### REQUIREMENT
Line by line, repeat the data below exactly, beginning at the first line and ending at the line with "plt.rcParams['mathtext.rm'] = 'Roboto'". Omit pictures.

### SOURCE DATA
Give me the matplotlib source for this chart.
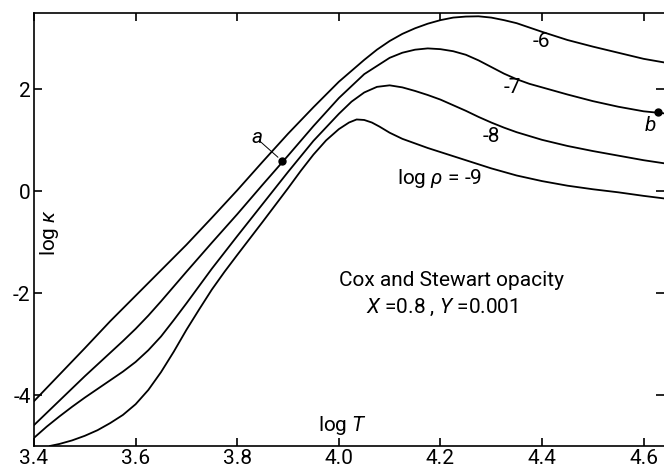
import matplotlib
matplotlib.use("Agg")
import matplotlib.pyplot as plt
from matplotlib.ticker import FixedLocator, FixedFormatter

plt.rcParams['font.family'] = ['Roboto', 'DejaVu Sans']
plt.rcParams['mathtext.fontset'] = 'custom'
plt.rcParams['mathtext.it'] = 'Roboto:italic'
plt.rcParams['mathtext.rm'] = 'Roboto'

# log rho = -6
t6 = [3.40, 3.45, 3.50, 3.55, 3.60, 3.65, 3.70, 3.75, 3.80, 3.85, 3.90, 3.95, 4.00,
      4.05, 4.075, 4.10, 4.125, 4.15, 4.175, 4.20, 4.225, 4.25, 4.275, 4.30, 4.325,
      4.35, 4.40, 4.45, 4.50, 4.55, 4.60, 4.64]
k6 = [-4.12, -3.60, -3.08, -2.55, -2.05, -1.55, -1.05, -0.52, 0.02, 0.58, 1.13, 1.65, 2.15,
      2.58, 2.78, 2.95, 3.09, 3.20, 3.29, 3.36, 3.41, 3.43, 3.435, 3.41, 3.36,
      3.30, 3.13, 2.97, 2.84, 2.72, 2.60, 2.53]
# log rho = -7
t7 = [3.40, 3.45, 3.50, 3.525, 3.55, 3.575, 3.60, 3.625, 3.65, 3.675, 3.70, 3.75, 3.80,
      3.85, 3.90, 3.95, 4.00, 4.05, 4.10, 4.125, 4.15, 4.175, 4.20, 4.225, 4.25, 4.275,
      4.30, 4.325, 4.35, 4.375, 4.40, 4.45, 4.50, 4.55, 4.60, 4.64]
k7 = [-4.59, -4.11, -3.63, -3.40, -3.17, -2.94, -2.70, -2.44, -2.16, -1.87, -1.58, -1.01, -0.45,
      0.13, 0.70, 1.28, 1.83, 2.30, 2.62, 2.72, 2.78, 2.805, 2.79, 2.75, 2.68, 2.57,
      2.44, 2.31, 2.20, 2.11, 2.04, 1.90, 1.77, 1.66, 1.57, 1.53]
# log rho = -8
t8 = [3.40, 3.425, 3.45, 3.475, 3.50, 3.525, 3.55, 3.575, 3.60, 3.625, 3.65, 3.675,
      3.70, 3.725, 3.75, 3.80, 3.85, 3.90, 3.95, 4.00, 4.025, 4.05, 4.075, 4.10,
      4.125, 4.15, 4.175, 4.20, 4.225, 4.25, 4.275, 4.30, 4.325, 4.35, 4.40, 4.45,
      4.50, 4.55, 4.60, 4.64]
k8 = [-4.84, -4.62, -4.42, -4.23, -4.05, -3.88, -3.71, -3.54, -3.35, -3.12, -2.85, -2.53,
      -2.20, -1.86, -1.52, -0.88, -0.25, 0.38, 0.99, 1.52, 1.76, 1.94, 2.05, 2.08,
      2.04, 1.97, 1.89, 1.80, 1.69, 1.58, 1.46, 1.35, 1.25, 1.16, 1.01, 0.89,
      0.79, 0.70, 0.61, 0.55]
# log rho = -9
t9 = [3.431, 3.45, 3.475, 3.50, 3.525, 3.55, 3.575, 3.60, 3.625, 3.65, 3.675, 3.70,
      3.725, 3.75, 3.775, 3.80, 3.85, 3.90, 3.925, 3.95, 3.975, 4.00, 4.02, 4.035,
      4.05, 4.065, 4.08, 4.10, 4.125, 4.15, 4.175, 4.20, 4.25, 4.30, 4.35, 4.40,
      4.45, 4.50, 4.55, 4.60, 4.64]
k9 = [-5.00, -4.96, -4.89, -4.80, -4.69, -4.55, -4.39, -4.18, -3.90, -3.55, -3.15, -2.72,
      -2.32, -1.93, -1.58, -1.25, -0.60, 0.06, 0.40, 0.72, 1.00, 1.22, 1.35, 1.41,
      1.40, 1.35, 1.27, 1.15, 1.03, 0.94, 0.85, 0.77, 0.61, 0.45, 0.31, 0.20,
      0.11, 0.04, -0.02, -0.09, -0.14]

curves = [(t6, k6), (t7, k7), (t8, k8), (t9, k9)]
point_a = (3.888, 0.59)
point_b = (4.628, 1.55)

xticks = [3.4, 3.6, 3.8, 4.0, 4.2, 4.4, 4.6]
xticklabels = ["3.4", "3.6", "3.8", "4.0", "4.2", "4.4", "4.6"]
yticks = [-4, -2, 0, 2]
yticklabels = ["-4", "-2", "0", "2"]

W, H = 664, 468
fig = plt.figure(figsize=(W / 100, H / 100), dpi=100)
left, right, top, bottom = 34, 664, 13, 446
ax = fig.add_axes([left / W, (H - bottom) / H, (right - left) / W, (bottom - top) / H])
ax.set_xlim(3.4, 4.64)
ax.set_ylim(-5.0, 3.5)

for t, k in curves:
    ax.plot(t, k, color='black', lw=1.3, solid_capstyle='round', solid_joinstyle='round')

ax.plot(*point_a, 'o', color='black', ms=5)
ax.plot(*point_b, 'o', color='black', ms=5)
ax.plot([3.845, 3.880], [0.98, 0.67], color='black', lw=0.7)

fs = 15
ax.text(3.839, 1.06, "a", style='italic', fontsize=fs, ha='center', va='center')
ax.text(4.613, 1.30, "b", style='italic', fontsize=fs, ha='center', va='center')

ax.text(4.398, 2.95, "-6", fontsize=fs, ha='center', va='center')
ax.text(4.341, 2.03, "-7", fontsize=fs, ha='center', va='center')
ax.text(4.30, 1.08, "-8", fontsize=fs, ha='center', va='center')
ax.text(4.199, 0.26, r"log $\rho$ = -9", fontsize=fs, ha='center', va='center')

ax.text(4.221, -1.75, "Cox and Stewart opacity", fontsize=fs, ha='center', va='center')
ax.text(4.203, -2.28, r"$X$ =0.8 , $Y$ =0.001", fontsize=fs, ha='center', va='center')

ax.text(4.008, -4.60, r"log $T$", fontsize=fs, ha='center', va='center')
ax.text(3.43, -0.81, r"log $\kappa$", fontsize=fs, ha='center', va='center', rotation=90)

ax.xaxis.set_major_locator(FixedLocator(xticks))
ax.xaxis.set_major_formatter(FixedFormatter(xticklabels))
ax.yaxis.set_major_locator(FixedLocator(yticks))
ax.yaxis.set_major_formatter(FixedFormatter(yticklabels))
ax.tick_params(direction='in', length=6, width=1.2, labelsize=15, top=True, right=True, pad=2.5)
for side in ['left', 'top', 'bottom']:
    ax.spines[side].set_linewidth(1.2)
ax.spines['right'].set_visible(False)

fig.savefig("out.png", dpi=100)
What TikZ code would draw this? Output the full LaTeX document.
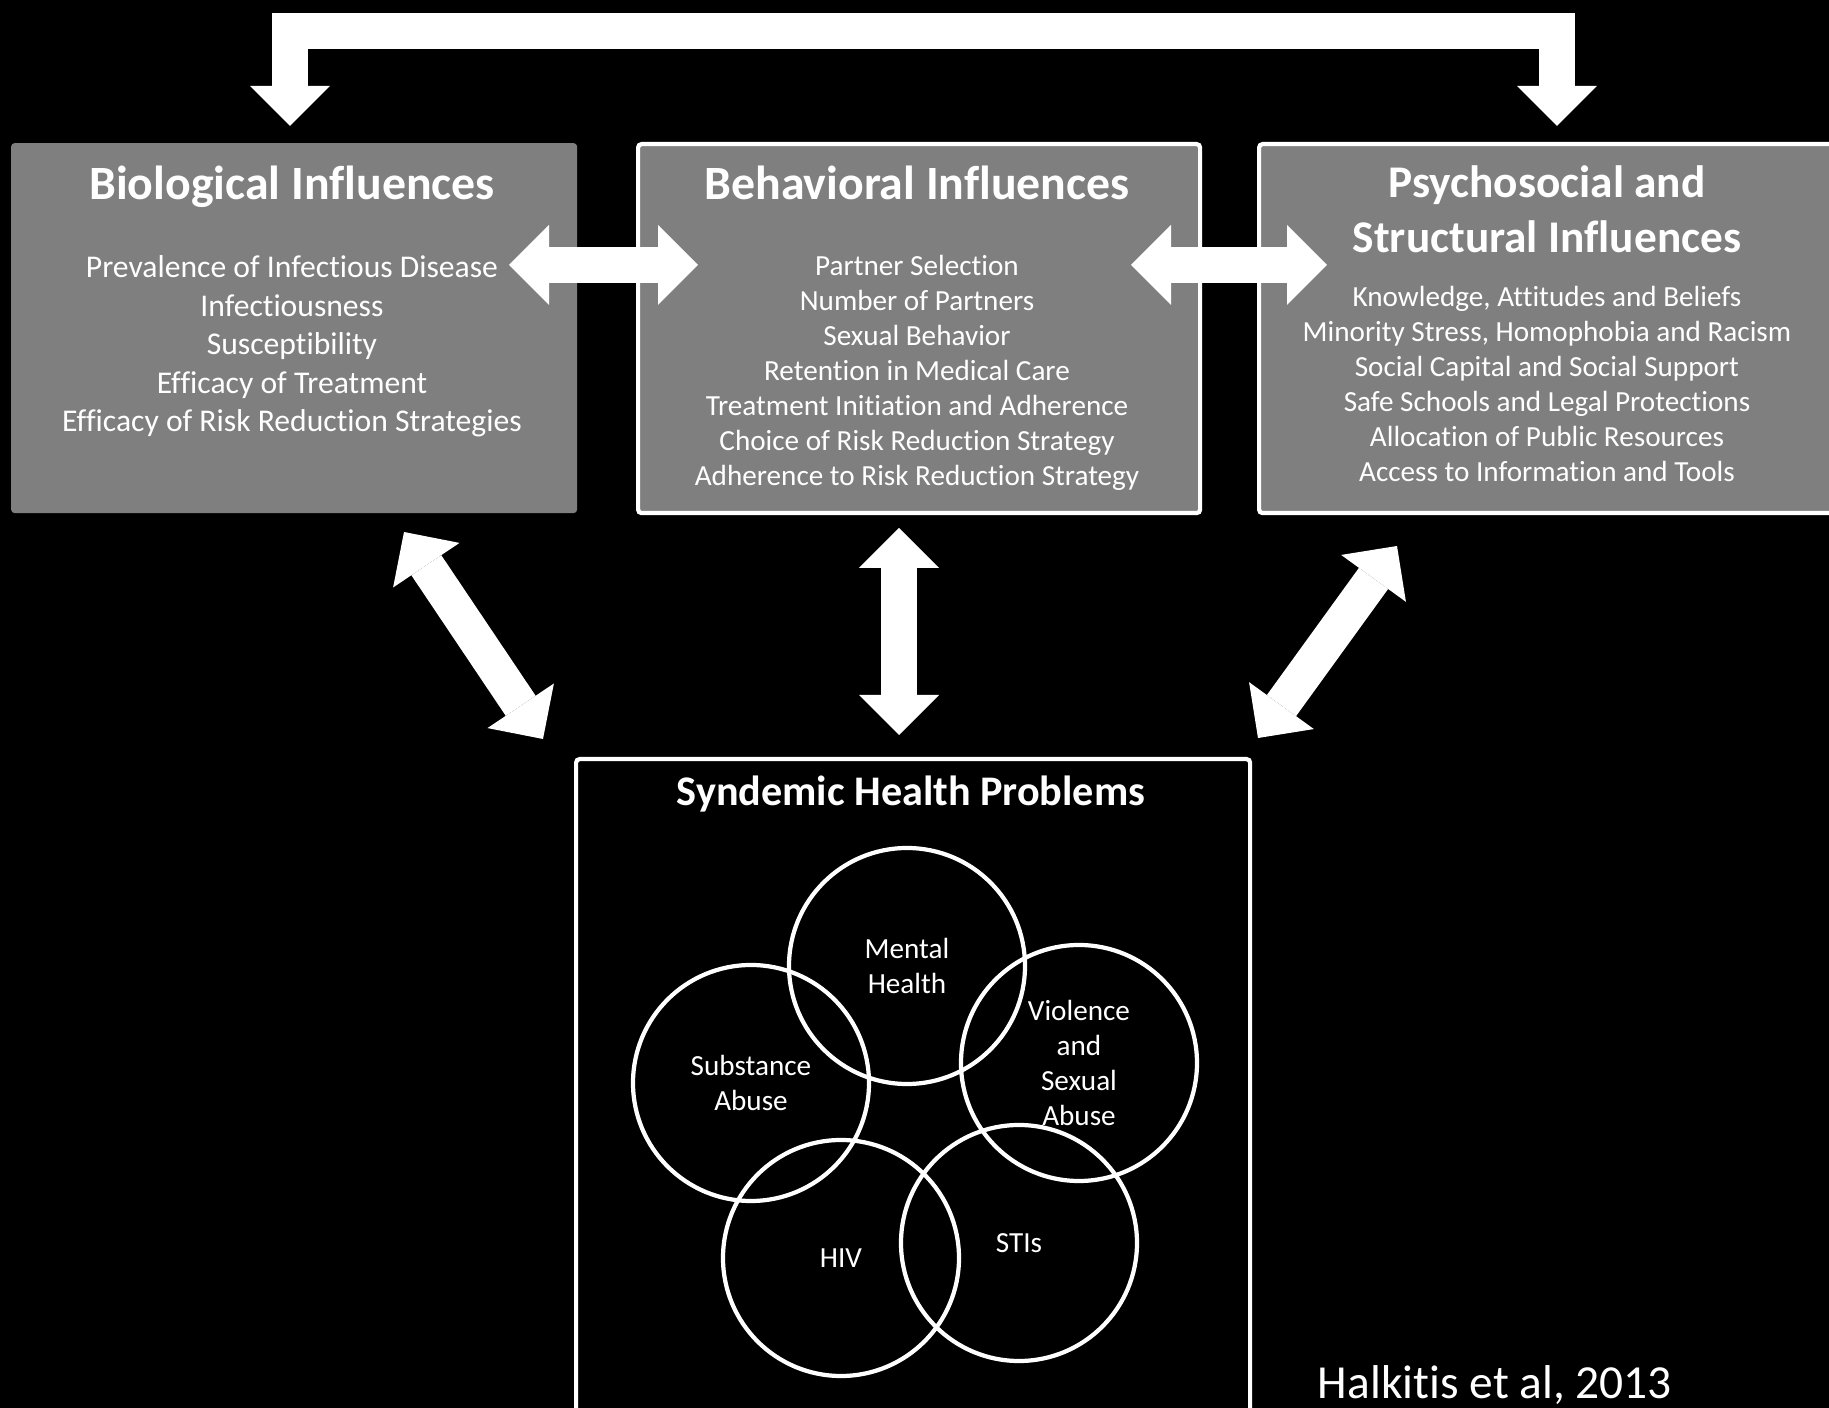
\documentclass[tikz,border=0pt]{standalone}
\usepackage{fontspec}
\setmainfont[Ligatures=NoCommon]{Carlito}
\usepackage{tikz}
\usetikzlibrary{arrows.meta,positioning,calc}
\definecolor{boxgray}{RGB}{127,127,127}

\begin{document}
\begin{tikzpicture}[
  every node/.style={text=white, align=center, inner sep=0pt},
  panel/.style={fill=boxgray, draw=white, line width=1.2pt, rounded corners=1pt, anchor=north west},
  headline/.style={font=\bfseries\fontsize{13.6pt}{0.55cm}\selectfont},
  itemlist/.style={font=\fontsize{8.3pt}{0.35cm}\selectfont},
  blockarrow/.style={white, line width=3.6mm, line join=miter,
    {Triangle[length=4mm,width=8mm,line width=0pt]}-{Triangle[length=4mm,width=8mm,line width=0pt]}},
  ring/.style={circle, draw=white, line width=1.2pt, minimum size=2.36cm, font=\fontsize{8.3pt}{0.35cm}\selectfont},
]
  \fill[black] (0,0) rectangle (18.29,14.08);
  \useasboundingbox (0,0) rectangle (18.29,14.08);

  % the three influence panels
  \node[panel, draw=none, minimum width=5.66cm, minimum height=3.70cm] (bio) at (0.09,12.67) {};
  \node[panel, minimum width=5.62cm, minimum height=3.69cm] (beh) at (6.36,12.66) {};
  \node[panel, minimum width=6.00cm, minimum height=3.69cm] (psy) at (12.57,12.66) {};
  \node[panel, fill=black, minimum width=6.74cm, minimum height=7.00cm] (synd) at (5.74,6.51) {};

  \node[headline] (bioT) at (2.92,12.215) {Biological Influences};
  \node[itemlist, font=\fontsize{9pt}{0.385cm}\selectfont] (bioL) at (2.92,10.615) {Prevalence of Infectious Disease\\Infectiousness\\Susceptibility\\Efficacy of Treatment\\Efficacy of Risk Reduction Strategies};
  \node[headline] (behT) at (9.17,12.25) {Behavioral Influences};
  \node[itemlist] (behL) at (9.17,10.35) {Partner Selection\\Number of Partners\\Sexual Behavior\\Retention in Medical Care\\Treatment Initiation and Adherence\\Choice of Risk Reduction Strategy\\Adherence to Risk Reduction Strategy};
  \node[headline, font=\bfseries\fontsize{12.9pt}{0.55cm}\selectfont] (psyT) at (15.47,11.985) {Psychosocial and\\Structural Influences};
  \node[itemlist] (psyL) at (15.47,10.24) {Knowledge, Attitudes and Beliefs\\Minority Stress, Homophobia and Racism\\Social Capital and Social Support\\Safe Schools and Legal Protections\\Allocation of Public Resources\\Access to Information and Tools};
  \node[headline, font=\bfseries\fontsize{12pt}{14pt}\selectfont] (syndT) at (9.11,6.14) {Syndemic Health Problems};

  % overlapping problems
  \node[ring] (mental) at (9.07,4.42) {Mental\\Health};
  \node[ring] (subst) at (7.51,3.25) {Substance\\Abuse};
  \node[ring] (viol) at (10.79,3.45) {Violence\\and\\Sexual\\Abuse};
  \node[ring] (hiv) at (8.41,1.50) {HIV};
  \node[ring] (sti) at (10.19,1.65) {STIs};

  \node[font=\fontsize{13.5pt}{16pt}\selectfont] (cite) at (14.95,0.23) {Halkitis et al, 2013};

  % arrow ends
  \coordinate (bioIn) at (2.90,12.82);
  \coordinate (psyIn) at (15.57,12.82);
  \coordinate (topL) at (2.90,13.77);
  \coordinate (topR) at (15.57,13.77);
  \coordinate (bioE) at (5.09,11.43);
  \coordinate (behW) at (6.98,11.43);
  \coordinate (behE) at (11.31,11.43);
  \coordinate (psyW) at (13.27,11.43);
  \coordinate (bioS) at (4.04,8.76);
  \coordinate (behS) at (8.99,8.80);
  \coordinate (psyS) at (13.97,8.62);
  \coordinate (syndL) at (5.43,6.69);
  \coordinate (syndM) at (8.99,6.73);
  \coordinate (syndR) at (12.58,6.70);

  \draw[blockarrow] (bioIn) -- (topL) -- (topR) -- (psyIn);
  \draw[blockarrow] (bioE) -- (behW);
  \draw[blockarrow] (behE) -- (psyW);
  \draw[blockarrow] (bioS) -- (syndL);
  \draw[blockarrow] (behS) -- (syndM);
  \draw[blockarrow] (psyS) -- (syndR);
\end{tikzpicture}
\end{document}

### RESPONSE TO THIS EXERCISE
Give me the matplotlib source for this chart.
import matplotlib
matplotlib.use("Agg")
import matplotlib.pyplot as plt
from matplotlib.ticker import FixedLocator, FixedFormatter

plt.rcParams['font.family'] = ['Roboto', 'DejaVu Sans']
plt.rcParams['mathtext.fontset'] = 'custom'
plt.rcParams['mathtext.it'] = 'Roboto:italic'
plt.rcParams['mathtext.rm'] = 'Roboto'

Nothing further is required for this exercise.